La obra de Hamilton Finlay ha atravesado serias dificultades de interpretación; no es de extrañar en estos tiempos en que hay pocos jardineros… menos aún entre los críticos de arte. Muchos han sido lo que han calificado sus esculturas y sus adagios de ironías, pensando que su recurrencia al Mundo Antiguo no podía encerrar una provocación intelectual para el Mundo Contemporáneo (lo que quiera que eso sea, en este momento de caos en el que estamos); otros han hablado de obra y textos herméticos (ese término que suele emplearse cuando no se sabe por dónde va la fiesta); otros aún han recurrido al Land Art o simplemente al arte conceptual.
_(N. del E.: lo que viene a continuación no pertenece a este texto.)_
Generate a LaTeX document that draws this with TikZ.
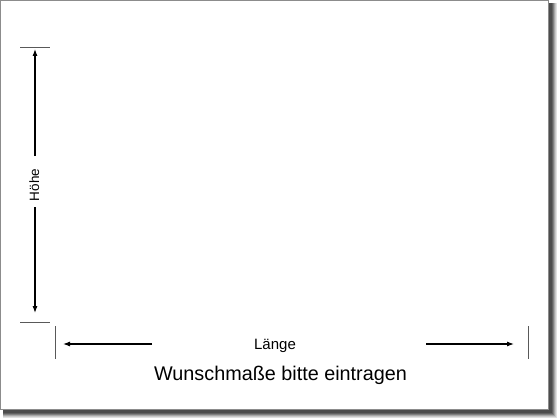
\documentclass[tikz,border=0pt]{standalone}
\usepackage{fontspec}
\setmainfont{Liberation Sans}
\usetikzlibrary{arrows.meta}
\tikzset{
	dim/.style={line width=1.1pt, -{Latex[length=7pt,width=5pt]}},
	tick/.style={draw=black!65, line width=0.9pt},
	label/.style={anchor=base, inner sep=0pt},
}
\begin{document}
\begin{tikzpicture}[x=1pt, y=-1pt]
	\useasboundingbox (0,0) rectangle (560,420);

	% shadow and sheet
	\foreach \d/\c in {5/12, 4/22, 3/35, 2/50, 1/62, 0/70}
		\fill[black!\c] (3, 3) rectangle (552+\d, 413+\d);
	\filldraw[fill=white, draw=black!45, line width=1pt] (0.5,0.5) rectangle (548,409);

	\coordinate (ht1)  at (20,47);
	\coordinate (ht2)  at (50,47);
	\coordinate (hb1)  at (20,322);
	\coordinate (hb2)  at (50,322);
	\coordinate (htip1) at (35,49);
	\coordinate (htip2) at (35,313);
	\coordinate (hs1)  at (35,156);
	\coordinate (hs2)  at (35,207);

	\coordinate (lt1)  at (55,326);
	\coordinate (lt2)  at (55,359);
	\coordinate (rt1)  at (528,326);
	\coordinate (rt2)  at (528,359);
	\coordinate (ltip) at (63,344);
	\coordinate (rtip) at (514,344);
	\coordinate (ls)   at (152,344);
	\coordinate (rs)   at (426,344);

	\draw[tick] (ht1) -- (ht2);
	\draw[tick] (hb1) -- (hb2);
	\draw[tick] (lt1) -- (lt2);
	\draw[tick] (rt1) -- (rt2);

	\draw[dim] (hs1) -- (htip1);
	\draw[dim] (hs2) -- (htip2);
	\draw[dim] (ls) -- (ltip);
	\draw[dim] (rs) -- (rtip);

	\node[label, rotate=90, font=\fontsize{13.5}{16}\selectfont] (hoehe) at (39,185) {Höhe};
	\node[label, font=\fontsize{15}{18}\selectfont] (laenge) at (275,349) {Länge};
	\node[label, font=\fontsize{19.8}{23}\selectfont] (title) at (280.5,380) {Wunschmaße bitte eintragen};
\end{tikzpicture}
\end{document}
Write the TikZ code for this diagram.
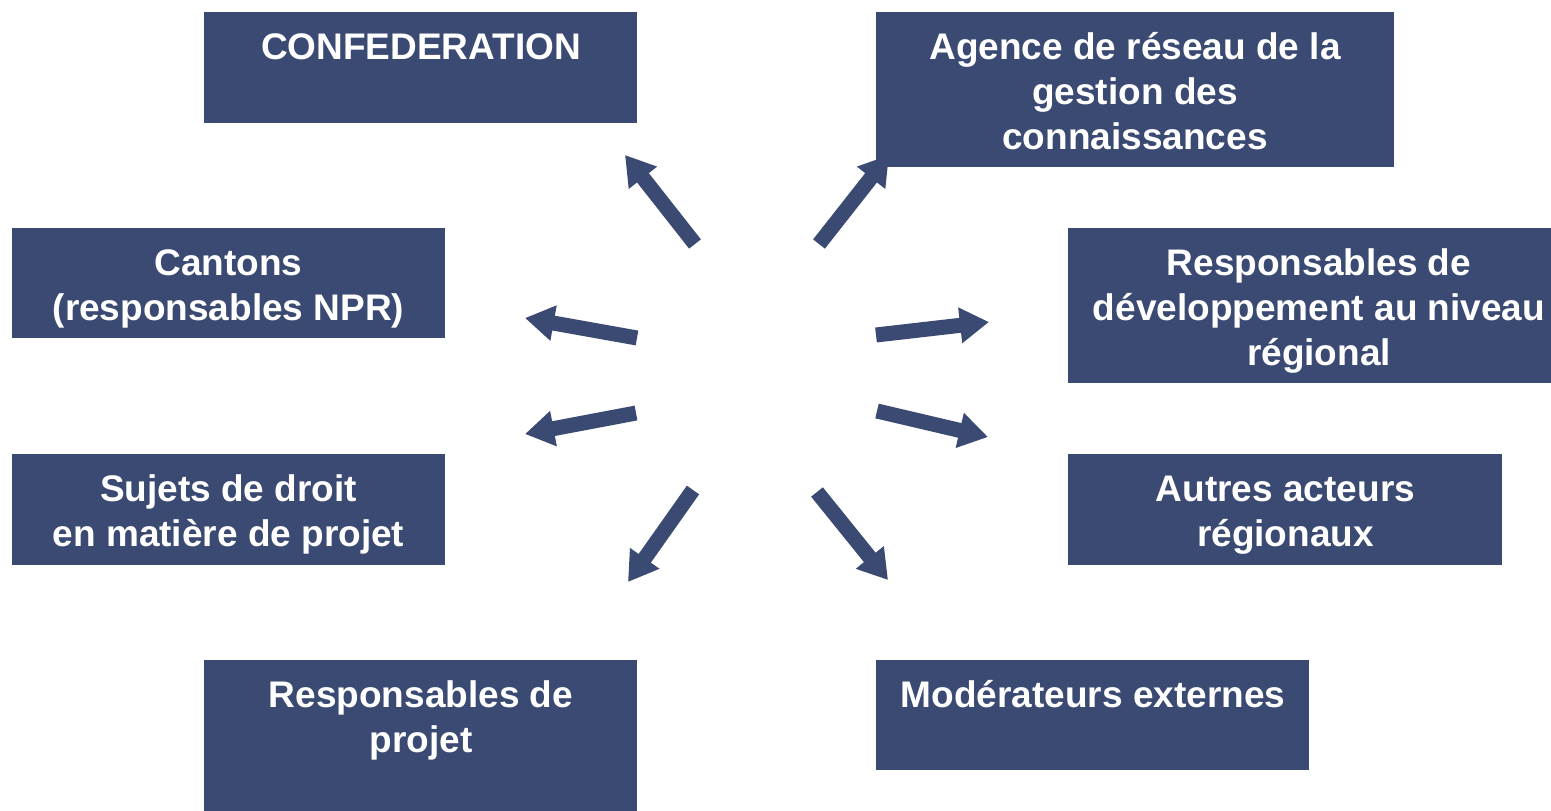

Pero todos han intentado insertarle entre las filas del arte contemporáneo más por intuición que por convencimiento, sumidos en el más profundo desconcierto. Hamilton Finlay lo tenía, en cambio, rotundamente claro: “Mi trabajo no es satírico ni se burla del heroísmo antiguo. Los críticos que ven eso se están describiendo a sí mismos. Sé que mi obra no es de vanguardia pero, por otro lado, ¿qué vanguardia existe hoy en el mundo? Ninguna. Nada que no esté a la moda, que no esté completamente aceptado por los curadores de arte (quienes, no nos engañemos, a la larga no son más que un puñado de burócratas), y que no esté completamente apoyado por las instituciones, puede sobrevivir”.
Mi fascinación por Finlay se disparó hace un par de años, cuando en un viaje a Londres vi en la Tate Modern una pieza de enormes dimensiones al estilo de las inscripciones antiguas que conozco bien, formada por grandes bloques de piedra que mostraban en letras capitales perfectas: “The world has been empty since the Romans”. En tan sólo ocho palabras se condensaba una línea de pensamiento que expresaron como nadie Hofmannsthal y luego Broch, hablando del vacío terrible de Occidente. Luego, investigando, supe también que, además, la frase en cuestión fue pronunciada por Saint-Just, el llamado “arcángel de la Revolución”, ejecutado con 27 años. Intenté hacerme con una reproducción de la pieza (que estaba en la Tate temporalmente: san Google dice que su ubicación habitual se halla en la Cass Sculpture Foundation de Chichester), pero no fue posible porque no existía, así que disparé una fotografía furtiva que ahora decora el escritorio de mi ordenador.
Hoy Ian Hamilton Finley es pura naturaleza y nos observa, tal vez, serenamente, desde alguno de los bancos de su Pequeña Esparta.

2 comentarios:

Litia dijo...

Comencé hoy a leerte, por casualidad. Me gusta lo que leí, te añadí a mis links.

¡Saludos!

Anónimo dijo...

Muchas gracias, Litia.
Bienvenida a este espacio, que es el tuyo.